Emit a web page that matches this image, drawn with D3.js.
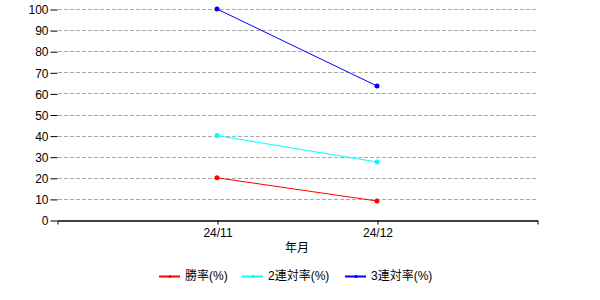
<!DOCTYPE html>
<html lang="ja">
<head>
    <meta charset="UTF-8">
    <title>年月別 勝率</title>
    <script src="https://d3js.org/d3.v7.min.js"></script>
    <style>
        body { margin: 0; background: #fff; }
        svg text { font-family: "Liberation Sans", "Noto Sans CJK JP", sans-serif; font-size: 12px; fill: #000; }
        .grid line { stroke: #aaa; stroke-dasharray: 4,2; }
    </style>
</head>
<body>
    <svg width="600" height="300"></svg>
    <script>
        const months = ["24/11", "24/12"];
        const seriesNames = ["勝率(%)", "2連対率(%)", "3連対率(%)"];
        const seriesColors = ["#ff0000", "#00ffff", "#0000ff"];
        const winRate = [20, 9];
        const top2Rate = [40, 27.5];
        const top3Rate = [100, 63.5];
        const yTicks = [0, 10, 20, 30, 40, 50, 60, 70, 80, 90, 100];

        const series = [winRate, top2Rate, top3Rate];
        const svg = d3.select("svg");
        const plotLeft = 57, plotRight = 537, plotTop = 9, plotBottom = 220;

        const x = d3.scaleLinear().domain([0, months.length + 1]).range([plotLeft, plotRight]);
        const y = d3.scaleLinear().domain([0, 100]).range([plotBottom, plotTop]);

        // grid
        svg.append("g").attr("class", "grid")
           .selectAll("line").data(yTicks.filter(d => d > 0)).enter().append("line")
           .attr("x1", plotLeft + 1).attr("x2", plotRight)
           .attr("y1", d => Math.round(y(d)) + 0.5).attr("y2", d => Math.round(y(d)) + 0.5);

        // y axis
        const yAxis = svg.append("g").attr("transform", `translate(${plotLeft + 0.5},0.5)`)
           .call(d3.axisLeft(y).tickValues(yTicks).tickSize(7).tickSizeOuter(0).tickPadding(2));
        yAxis.select(".domain").remove();
        yAxis.selectAll("line").attr("stroke", "#000");
        yAxis.selectAll("text").attr("dy", "0.35em");

        // x axis
        const xAxis = svg.append("g").attr("transform", `translate(0.5,${plotBottom + 0.5})`)
           .call(d3.axisBottom(x).tickValues([0, 1, 2, 3]).tickSize(4)
                 .tickFormat(d => months[d - 1] || "").tickSizeOuter(0).tickPadding(4));
        xAxis.select(".domain").attr("stroke", "#000").attr("stroke-width", 1.5);
        xAxis.selectAll("line").attr("stroke", "#000");

        svg.append("text").attr("x", (x(1) + x(2)) / 2).attr("y", 252)
           .attr("text-anchor", "middle").text("年月");

        // lines
        const line = d3.line().x((d, i) => x(i + 1)).y(d => y(d));
        series.forEach((s, k) => {
            svg.append("path").datum(s).attr("d", line)
               .attr("fill", "none").attr("stroke", seriesColors[k]).attr("stroke-width", 1);
            svg.selectAll(null).data(s).enter().append("circle")
               .attr("cx", (d, i) => x(i + 1)).attr("cy", d => y(d)).attr("r", 2.5)
               .attr("fill", seriesColors[k]);
        });

        // legend
        const legendX = [159, 242, 345];
        const legend = svg.append("g").attr("transform", "translate(0,276)");
        seriesNames.forEach((name, k) => {
            const g = legend.append("g").attr("transform", `translate(${legendX[k]},0)`);
            g.append("line").attr("x1", 0).attr("x2", 21).attr("y1", 0.5).attr("y2", 0.5)
             .attr("stroke", seriesColors[k]).attr("stroke-width", 2);
            g.append("circle").attr("cx", 11).attr("cy", 0.5).attr("r", 1.5).attr("fill", seriesColors[k]);
            g.append("text").attr("x", 26).attr("y", 0).attr("dy", "0.35em").text(name);
        });
    </script>
</body>
</html>
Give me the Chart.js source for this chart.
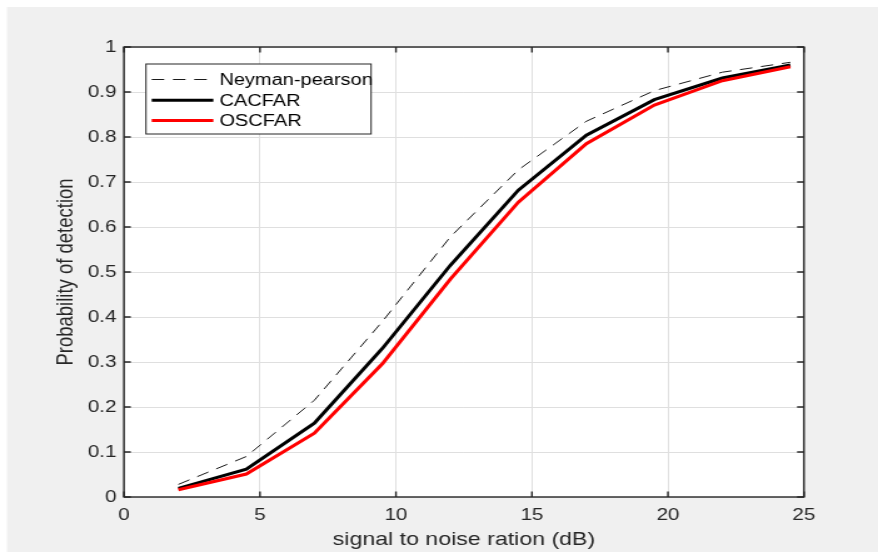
<!DOCTYPE html>
<html><head><meta charset="utf-8">
<script src="https://cdn.jsdelivr.net/npm/chart.js@4.4.0/dist/chart.umd.min.js"></script>
<style>
html,body{margin:0;padding:0;background:#fff;overflow:hidden}
canvas{display:block;width:878px !important;height:552px !important}
</style></head>
<body>
<canvas id="c" width="702" height="552" style="width:878px;height:552px"></canvas>
<script>
// ---- data ----
const snr     = [2, 4.5, 7, 9.5, 12, 14.5, 17, 19.5, 22, 24.5];
const neyman  = [0.028, 0.090, 0.215, 0.390, 0.578, 0.727, 0.835, 0.903, 0.944, 0.966];
const cacfar  = [0.019, 0.062, 0.164, 0.330, 0.515, 0.682, 0.804, 0.883, 0.931, 0.960];
const oscfar  = [0.016, 0.051, 0.142, 0.296, 0.484, 0.655, 0.785, 0.871, 0.925, 0.956];
const seriesNames = ['Neyman-pearson', 'CACFAR', 'OSCFAR'];
const xTicks = [0, 5, 10, 15, 20, 25];
const yTicks = [0, 0.1, 0.2, 0.3, 0.4, 0.5, 0.6, 0.7, 0.8, 0.9, 1];
const xTitle = 'signal to noise ration (dB)';
const yTitle = 'Probability of detection';

const FONT = '"Liberation Sans", Arial, Helvetica, sans-serif';
Chart.defaults.font.family = FONT;
const AX = '#262626';

const pts = arr => snr.map((x, i) => ({x: x, y: arr[i]}));

const bgPlugin = {
  id: 'bg',
  beforeDraw(chart) {
    const {ctx, width, height, chartArea: a} = chart;
    ctx.save();
    ctx.fillStyle = '#ffffff';
    ctx.fillRect(0, 0, width, height);
    ctx.fillStyle = '#f0f0f0';
    ctx.fillRect(5.6, 7, width, height);
    ctx.fillStyle = '#ffffff';
    ctx.fillRect(a.left, a.top, a.right - a.left, a.bottom - a.top);
    ctx.restore();
  }
};

const boxPlugin = {
  id: 'box',
  afterDatasetsDraw(chart) {
    const {ctx, chartArea: a, scales} = chart;
    ctx.save();
    ctx.strokeStyle = AX;
    ctx.lineWidth = 1.4;
    const tl = 5.5;
    ctx.beginPath();
    xTicks.forEach(v => {
      const px = scales.x.getPixelForValue(v);
      ctx.moveTo(px, a.bottom); ctx.lineTo(px, a.bottom - tl);
      ctx.moveTo(px, a.top); ctx.lineTo(px, a.top + tl);
    });
    yTicks.forEach(v => {
      const py = scales.y.getPixelForValue(v);
      ctx.moveTo(a.left, py); ctx.lineTo(a.left + tl, py);
      ctx.moveTo(a.right, py); ctx.lineTo(a.right - tl, py);
    });
    ctx.stroke();
    ctx.strokeRect(a.left, a.top, a.right - a.left, a.bottom - a.top);
    ctx.restore();
  },
  afterDraw(chart) {
    const {ctx} = chart;
    const ds = chart.data.datasets;
    ctx.save();
    const bx = 116.7, by = 64, bw = 180, bh = 70;
    ctx.fillStyle = '#ffffff';
    ctx.fillRect(bx, by, bw, bh);
    ctx.strokeStyle = AX;
    ctx.lineWidth = 1;
    ctx.strokeRect(bx, by, bw, bh);
    const rows = [79.5, 100.2, 120.6];
    ds.forEach((d, i) => {
      const y = rows[i];
      ctx.beginPath();
      ctx.strokeStyle = d.borderColor;
      ctx.lineWidth = d.borderWidth;
      ctx.setLineDash(d.borderDash || []);
      ctx.moveTo(121.3, y); ctx.lineTo(170.6, y);
      ctx.stroke();
      ctx.setLineDash([]);
      ctx.fillStyle = '#000';
      ctx.font = '16px ' + FONT;
      ctx.textBaseline = 'alphabetic';
      ctx.textAlign = 'left';
      ctx.fillText(d.label, 175.4, y + 5.3);
    });
    ctx.restore();
  }
};

new Chart(document.getElementById('c'), {
  type: 'scatter',
  data: {
    datasets: [
      {label: seriesNames[0], data: pts(neyman), showLine: true, borderColor: '#1a1a1a', borderWidth: 1, borderDash: [10, 7], pointRadius: 0, order: 2},
      {label: seriesNames[1], data: pts(cacfar), showLine: true, borderColor: '#000000', borderWidth: 3, pointRadius: 0, order: 1},
      {label: seriesNames[2], data: pts(oscfar), showLine: true, borderColor: '#ff0000', borderWidth: 3, pointRadius: 0, order: 0}
    ]
  },
  options: {
    responsive: false,
    animation: false,
    devicePixelRatio: 1,
    layout: {padding: {left: 0, top: 47, right: 59.2, bottom: 0}},
    plugins: {legend: {display: false}, tooltip: {enabled: false}},
    scales: {
      x: {
        type: 'linear', position: 'bottom', min: 0, max: 25,
        afterFit: s => { s.height = 55; },
        afterBuildTicks: s => { s.ticks = xTicks.map(v => ({value: v})); },
        grid: {color: '#dfdfdf', lineWidth: 1, drawTicks: false},
        border: {display: false},
        ticks: {color: AX, font: {size: 16.5}, padding: 9, maxRotation: 0, autoSkip: false,
                callback: v => String(v)},
        title: {display: true, text: xTitle, color: AX, font: {size: 18.5}, padding: {top: 1, bottom: 1}}
      },
      y: {
        type: 'linear', position: 'left', min: 0, max: 1,
        afterFit: s => { s.width = 99.1; },
        afterBuildTicks: s => { s.ticks = yTicks.map(v => ({value: v})); },
        grid: {color: '#dfdfdf', lineWidth: 1, drawTicks: false},
        border: {display: false},
        ticks: {color: AX, font: {size: 16.5}, padding: 6, autoSkip: false,
                callback: v => String(Math.round(v * 10) / 10)},
        title: {display: true, text: yTitle, color: AX, font: {size: 18.5}, padding: {top: 42, bottom: 0}}
      }
    }
  },
  plugins: [bgPlugin, boxPlugin]
});
</script>
</body></html>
· · · ·
Check each line above for the word "this" and copy the ones that have it.

Emit a web page that matches this image, drawn with D3.js.
Give me the Chart.js source for this chart.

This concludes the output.